Por Marcela Ayres
BRASÍLIA (Reuters) - A saída contundente de Sergio Moro do Ministério da Justiça com acusações de interferência política ao presidente Jair Bolsonaro embaralha o cenário para a agenda econômica de Paulo Guedes prosperar, em um momento já delicado por conta das pressões por gastos com o coronavírus, disseram duas fontes da equipe econômica à Reuters.
"Você enfraquece uma linha argumentativa que era a linha da resistência às velhas fórmulas políticas. Precisa ver se a resistência vai continuar ou se é a aproximação com os líderes do centrão", disse uma das fontes.
Em meio às conversas com o centrão, o governo já havia aberto espaço para divulgação de um plano para retomada econômica com participação de investimentos públicos, embora Guedes siga integralmente comprometido com o impulso à atividade por meio de reformas e desburocratização para atração de investimentos privados. Nenhum integrante da equipe econômica participou do anúncio.
Os vultosos gastos com o combate à pandemia de Covid-19 são vistos como essenciais pelo ministro para minorar o impacto social e econômico do surto, pelo entendimento de que esta é uma situação emergencial que demanda atuação do Estado.
"Agora, usar o momento pra fazer desenvolvimento já foi tentado e não deu certo, deu até impeachment. Então ninguém da equipe arrisca CPF. Ninguém", completou a fonte.
Uma segunda fonte da equipe econômica afirmou ser "muito difícil" avaliar neste momento como fica a perspectiva de curto prazo para a agenda econômica em meio às incertezas ligadas ao xadrez político.
"Fala do Moro é muito forte. Deve gerar consequências", disse.
Em poucos dias, Guedes já havia enfrentado uma sucessão de reveses, a começar pela aprovação pela Câmara dos Deputados de um projeto de auxílio a Estados e municípios que abriu a porta para compensação integral pela União de perdas com arrecadação por conta da crise, independentemente do tamanho do buraco a ser coberto pelo Tesouro.

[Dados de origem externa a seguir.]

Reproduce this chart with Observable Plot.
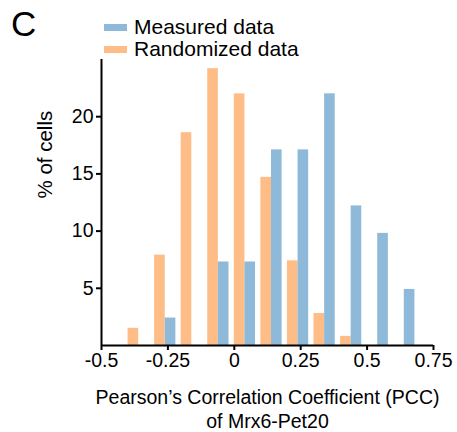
<!DOCTYPE html>
<html>
<head>
<meta charset="utf-8">
<script src="https://cdn.jsdelivr.net/npm/d3@7"></script>
<script src="https://cdn.jsdelivr.net/npm/@observablehq/plot@0.6"></script>
<style>
  html, body { margin: 0; padding: 0; background: #fff; }
  #wrap { position: relative; width: 457px; height: 432px; font-family: "Liberation Sans", Arial, Helvetica, sans-serif; }
  #panel { position: absolute; left: 11px; top: 6px; font-size: 35px; line-height: 1; color: #000; }
  #legend { position: absolute; left: 104px; top: 16px; font-size: 21px; line-height: 22px; color: #000; }
  .item { display: flex; align-items: center; height: 22px; }
  .sw { width: 23px; height: 7px; margin-right: 7px; }
</style>
</head>
<body>
<div id="wrap">
  <div id="chart"></div>
  <div id="panel">C</div>
  <div id="legend"></div>
</div>
<script>
const binCenters = [-0.36, -0.26, -0.16, -0.06, 0.04, 0.14, 0.24, 0.34, 0.44, 0.54, 0.64];
const measured   = [0, 2.4, 0, 7.3, 7.3, 17.1, 17.1, 22.0, 12.2, 9.8, 4.9];
const randomized = [1.5, 7.9, 18.6, 24.2, 22.0, 14.7, 7.4, 2.8, 0.8, 0, 0];
const seriesNames = ["Measured data", "Randomized data"];
const seriesColors = ["#8fb9d8", "#febd86"];
const xTicks = [-0.5, -0.25, 0, 0.25, 0.5, 0.75];
const yTicks = [5, 10, 15, 20];
const xLabel = "Pearson\u2019s Correlation Coefficient (PCC)\nof Mrx6-Pet20";
const yLabel = "% of cells";

const barWidth = 0.04;
const rows = [];
binCenters.forEach((c, i) => {
  if (randomized[i] > 0) rows.push({series: seriesNames[1], x1: c - barWidth, x2: c, v: randomized[i]});
  if (measured[i] > 0) rows.push({series: seriesNames[0], x1: c, x2: c + barWidth, v: measured[i]});
});

const font = "'Liberation Sans', Arial, Helvetica, sans-serif";
const chart = Plot.plot({
  width: 457,
  height: 432,
  marginLeft: 101,
  marginRight: 24,
  marginTop: 59,
  marginBottom: 87,
  style: {fontFamily: font, fontSize: "19.5px", color: "#000", background: "transparent"},
  x: {domain: [-0.5, 0.75]},
  y: {domain: [0, 25]},
  color: {domain: seriesNames, range: seriesColors},
  marks: [
    Plot.rectY(rows, {x1: "x1", x2: "x2", y1: 0, y2: "v", fill: "series"}),
    Plot.axisX({ticks: xTicks, tickFormat: () => "", tickSize: 5, strokeWidth: 2, label: null}),
    Plot.axisY({ticks: yTicks, tickFormat: () => "", tickSize: 5, strokeWidth: 2, label: null}),
    Plot.axisX({ticks: xTicks, tickFormat: d => String(d), tickSize: 0, tickPadding: 8, label: null, fontSize: "19.5px", stroke: "none", fill: "#000"}),
    Plot.axisY({ticks: yTicks, tickFormat: d => String(d), tickSize: 0, tickPadding: 8, label: null, fontSize: "19.5px", stroke: "none", fill: "#000"}),
    Plot.ruleY([0], {stroke: "#000", strokeWidth: 2}),
    Plot.ruleX([-0.5], {stroke: "#000", strokeWidth: 2}),
    Plot.text([xLabel], {frameAnchor: "bottom", lineAnchor: "top", dy: 41, lineHeight: 1.256, text: d => d, fontSize: 19.5, fill: "#000"}),
    Plot.text([yLabel], {frameAnchor: "left", rotate: -90, lineAnchor: "middle", dx: -56, dy: -4, text: d => d, fontSize: 20.5, fill: "#000"})
  ]
});
document.getElementById("chart").appendChild(chart);

const legend = document.getElementById("legend");
seriesNames.forEach((name, i) => {
  const item = document.createElement("div");
  item.className = "item";
  const sw = document.createElement("div");
  sw.className = "sw";
  sw.style.background = seriesColors[i];
  const t = document.createElement("span");
  t.textContent = name;
  item.appendChild(sw);
  item.appendChild(t);
  legend.appendChild(item);
});
</script>
</body>
</html>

O texto teve a benção do presidente da Câmara, Rodrigo Maia (DEM-RJ), o que esgarçou suas relações com Guedes, outrora amistosas por conta das convergências na pauta econômica.
A equipe econômica se empenhou para ajustar o texto no Senado, em articulação com o presidente da Casa, Davi Alcolumbre (DEM-AP), ao mesmo tempo em que seguiu elaborando medidas para o enfrentamento à fase mais aguda da crise, algumas das quais ainda seguem em gestação, como o programa de auxílio ao crédito às médias empresas com garantias de fundo do BNDES.
O anúncio do chamado plano Pró-Brasil, apelidado nos bastidores de Plano Marshall, foi então recebido como uma nova bomba fiscal e como uma traição do ministro do Desenvolvimento Regional, Rogério Marinho, que antes de assumir a pasta era peça proeminente do time de Guedes.
A percepção é que Marinho teria "girado a chave" com propósitos políticos, mirando beneficiar o Nordeste com a promoção de obras públicas. Marinho, que era secretário especial de Previdência e Trabalho do Ministério da Economia, relatou a reforma trabalhista aprovada no governo do ex-presidente Michel Temer e tentou se reeleger sem sucesso deputado federal pelo PSDB no Rio Grande do Norte, em 2018.
Segundo a primeira fonte, a atuação de Marinho foi vista no alto escalão da equipe econômica como alinhada ao pensamento majoritário do centrão, num contexto de aproximação recente de Bolsonaro com parlamentares como o presidente do PP, senador Ciro Nogueira (PI), o presidente do PRB e primeiro vice-presidente da Câmara, Marcos Pereira (SP), e o deputado Arthur Lira (AL), líder do PP na Casa.
Agora, a saída conturbada de Moro adicionou volatilidade aos mercados e passou a alimentar entre economistas preocupações sobre o futuro do ministro da Economia.
A avaliação é que a agenda econômica ortodoxa, que já estava perdendo força em meio à crise da pandemia do coronavírus, tende a ficar ainda mais de lado no governo diante de esforços do presidente para se reposicionar politicamente.
Antes mesmo da vitória de Jair Bolsonaro nas eleições de 2018, Guedes teve encontros com Moro e foi um dos responsáveis por levá-lo ao governo, sondando-o a respeito da possibilidade de que assumisse a pasta da Justiça.
Enquanto Guedes era visto como o grande fiador de Bolsonaro junto ao mercado, ferrenho defensor de uma agenda econômica liberal, Moro era considerado maior símbolo do compromisso do governo com o combate à corrupção.
Nesta sexta-feira, Guedes cancelou compromissos em sua agenda pública. Procurado, o Ministério da Economia não se manifestou imediatamente.